Tenho a certeza de que a minha mãe também se recorda dos pedaços de tempo medidos entre os dedos. Partilhamos memórias em tempos diferentes. E aqui reside mais uma falha na minha teoria de que tudo não passa de um sonho. Será possível sonhar as memórias de outros?
Não sei se envelheci de repente, mas o tempo em Angola passa muito mais depressa do que em Portugal. Estes primeiros meses voaram.
E o que me levou a escrever tudo isto? O panorama radiofónico angolano não nos surpreende só com o seu programa semanal sobre os Beatles. É Domingo e os seguranças estão a ouvir o programa desportivo da rádio nacional. A música de fundo é Jean Michel Jarre (Equinoxe V)… já só me faltava falar das memórias despertadas pela audição, não era? Fui transportado para os primeiros anos de escola, quando era frequente ouvir Jean Michel Jarre na rádio. Lembrei-me do vai-e-vem Challenger que explodiu após descolar e da música que foi dedicada aos que lá morreram (Rendez-vouz IV).
Será um sonho, esta brisa que recordo?
A palavra “Aerograma” vive na minha memória enroscada em cheiros de pó e fumo espalhados por coluna militar.
Será que um dia “Aerograma” passará a estar na minha memória vestida de laranja de pôr de Sol e braços de embondeiro a puxarem-me para outras memórias?
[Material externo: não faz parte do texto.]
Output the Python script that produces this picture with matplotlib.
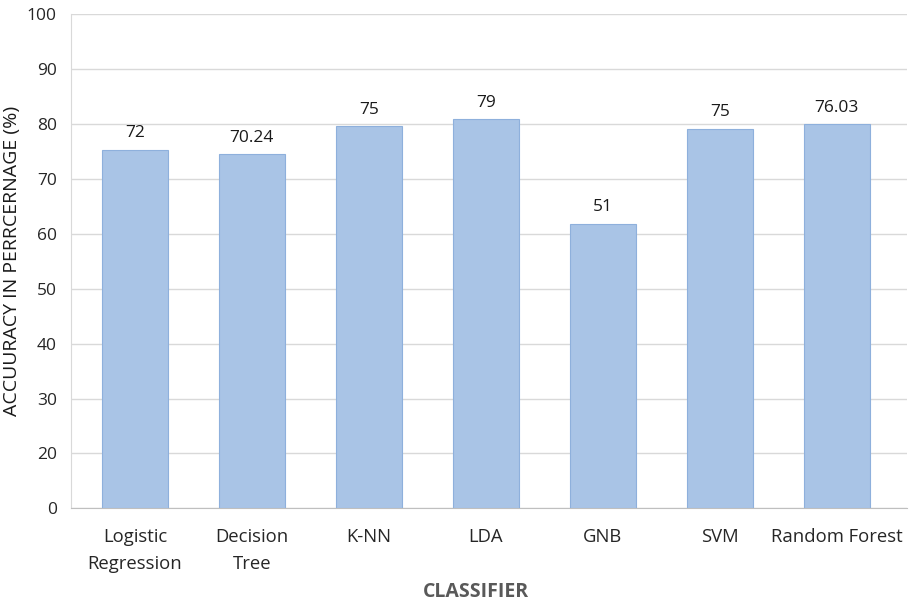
import numpy as np
import matplotlib
matplotlib.use("Agg")
import matplotlib.pyplot as plt

# classifier accuracy chart
classifiers = ["Logistic\nRegression", "Decision\nTree", "K-NN", "LDA",
               "GNB", "SVM", "Random Forest"]
bar_heights = [75.3, 74.5, 79.6, 80.8, 61.8, 79.1, 79.9]
bar_labels = ["72", "70.24", "75", "79", "51", "75", "76.03"]
tick_values = [0, 20, 30, 40, 50, 60, 70, 80, 90, 100]

plt.rcParams['font.family'] = ['Open Sans', 'DejaVu Sans']

# tick labels in the original are evenly spaced (10 is missing)
tick_pos = np.arange(len(tick_values))


def forward(v):
    return np.interp(v, tick_values, tick_pos)


def inverse(p):
    return np.interp(p, tick_pos, tick_values)


fig = plt.figure(figsize=(9.13, 6.01), dpi=100)
ax = fig.add_axes([0.0774, 0.154, 0.9156, 0.823])
ax.set_yscale('function', functions=(forward, inverse))

x = np.arange(len(classifiers))
ax.bar(x, bar_heights, width=0.565, color='#A9C4E6', edgecolor='#8EB0DC',
       linewidth=0.8, zorder=3)

for xi, h, lab in zip(x, bar_heights, bar_labels):
    ax.annotate(lab, (xi, h), xytext=(0, 6), textcoords='offset points',
                ha='center', va='bottom', fontsize=12.5, color='#1a1a1a')

ax.set_ylim(0, 100)
ax.set_xlim(-0.549, 6.597)
ax.set_yticks(tick_values)
ax.set_yticklabels([str(v) for v in tick_values])
ax.set_xticks(x)
ax.set_xticklabels(classifiers, linespacing=1.65)
ax.tick_params(axis='both', length=0, labelsize=12.5, labelcolor='#262626')
ax.tick_params(axis='x', pad=14, labelsize=13.3)
ax.tick_params(axis='y', pad=10)

ax.yaxis.grid(True, color='#D9D9D9', linewidth=1, zorder=0)
ax.set_axisbelow(True)
for side in ['top', 'right']:
    ax.spines[side].set_visible(False)
ax.spines['left'].set_color('#D9D9D9')
ax.spines['bottom'].set_color('#BFBFBF')

ax.set_ylabel("ACCUURACY IN PERRCERNAGE (%)", fontsize=14, color='#1a1a1a',
              labelpad=4)
ax.set_xlabel("CLASSIFIER", fontsize=14, fontweight='bold', color='#595959')
ax.xaxis.set_label_coords(0.485, -0.148)

fig.savefig("out.png", dpi=100)
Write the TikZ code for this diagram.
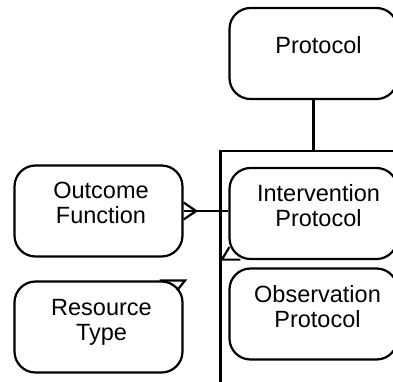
\documentclass[tikz,border=0pt]{standalone}
\usepackage{fontspec}
\setmainfont{Liberation Sans}
\usetikzlibrary{calc}

\tikzset{
  entity/.style={draw, line width=2.2pt, rounded corners=21pt,
    minimum width=168pt, minimum height=91pt, inner sep=0pt},
  etext/.style={align=center, anchor=base, inner sep=0pt,
    font=\fontsize{23.5}{25}\selectfont},
  link/.style={line width=2.2pt},
}

\begin{document}
\begin{tikzpicture}[x=1pt,y=-1pt]
		\useasboundingbox (0,0) rectangle (393,382);
		\clip (0,0) rectangle (393,382);
		
		%%%%% boxes %%%%%
		\node[entity] (pr) at (313.5, 53.5) {};
		\node[entity] (of) at (98.5, 211) {};
		\node[entity] (rt) at (98.5, 327) {};
		\node[entity] (ip) at (313.5, 213.5) {};
		\node[entity] (op) at (313.5, 314) {};
		
		\node[etext] (prt) at ([xshift=5pt]pr.center) {Protocol};
		\node[etext] (oft) at ([xshift=2.5pt,yshift=-12.5pt]of.center) {Outcome\\Function};
		\node[etext] (rtt) at ([xshift=3pt,yshift=-13pt]rt.center) {Resource\\Type};
		\node[etext] (ipt) at ([xshift=5pt,yshift=-13pt]ip.center) {Intervention\\Protocol};
		\node[etext] (opt) at ([xshift=4pt,yshift=-13pt]op.center) {Observation\\Protocol};
		
		%%%%% group %%%%%
		\coordinate (gtop) at (220.5, 151);
		\draw[link] (gtop) rectangle (400, 390);
		\draw[link] (pr.south) -- (pr.south |- gtop);
		
		%%%%% links %%%%%
		\draw[link] (of.east) -- (of.east -| ip.west);
		\draw[link] ($(of.east)+(0,-8.5)$) -- ($(of.east)+(12.5,0)$) -- ($(of.east)+(0,8.5)$);
		
		\draw[link] ($(ip.south west)+(1,-13)$) -- ($(ip.south west)+(-6.5,-0.5)$) -- ($(ip.south west)+(12,-0.5)$);
		\draw[link] ($(rt.north east)+(-24,0)$) -- ($(rt.north east)+(1.5,0)$) -- ($(rt.north east)+(-6.5,10)$);
	\end{tikzpicture}
\end{document}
Haverá memórias capazes de desalojar outras memórias?
Haverá melhor reconhecimento que um comentário destes?
Bem haja!
Depois de ler este texto, carregado de tantas memórias que se abraçam e entrelaçam nas minhas, apetece-me dizer: “…como um adolescente tropeço de ternura por ti”
(Alexandre O’Neill)
Caro Afonso
Não consigo de parar de vasculhar o teu blogue… muito bom!
Para quem procura informações de Angola como eu o faço regularmente este é sem sem dúvida o melhor que encontrei.
Em relação aos “cheiros” que mencionaste é sem dúvida a melhor e mais presente memória que todos aqueles que nasceram ou simplesmente por aí passaram podem ter. Eu vim daí muito novo mas quando estive em Angola em 1998 descobri cheiros inebriantes que estavam esquecidos no meu subconsciente.
Certo que Angola tenha ganho mais um “filho” espero que por aí continues a ajudar a “nossa” terra a crescer.
Felicidades
sonhos que ja vivi
A propósito de literatura angola uma professora de Português da minha escola pediu-me colaboração para ler um conto de Agualusa usando sotaque angolano (nisso sou exímea. Como me diziam quando revisitei Angola : – Não é de imitação, é do coração!),
Como as palavras são como as cerejas falei do Aerograma. Resultado… já estou cravada para ir falar a uma turma sobres aerogramas.
Há vinte e tal anos era comum ter alunos em Economia ou Sociologia cujos pais tivessem feito a guerra colonial e portanto, tivessem AINDA por casa aerogramas. Acabámos por fazer uma recolha de aerogramas que foram depois doados/depositados no Centro de Documentação 25 de Abril. Estes aerogramas eram amarelos ou azuis e tinham cheiro de pó e fumo, de coluna militar.
No próximo encontro a convite da professora de Português vou falar também de outros aerogramas: laranjas de pôr de Sol e com braços de embondeiro a puxarem-me para outras memórias. Assim me autorize o autor deste blog.
Obviamente que sim, porque o Aerograma não é só meu.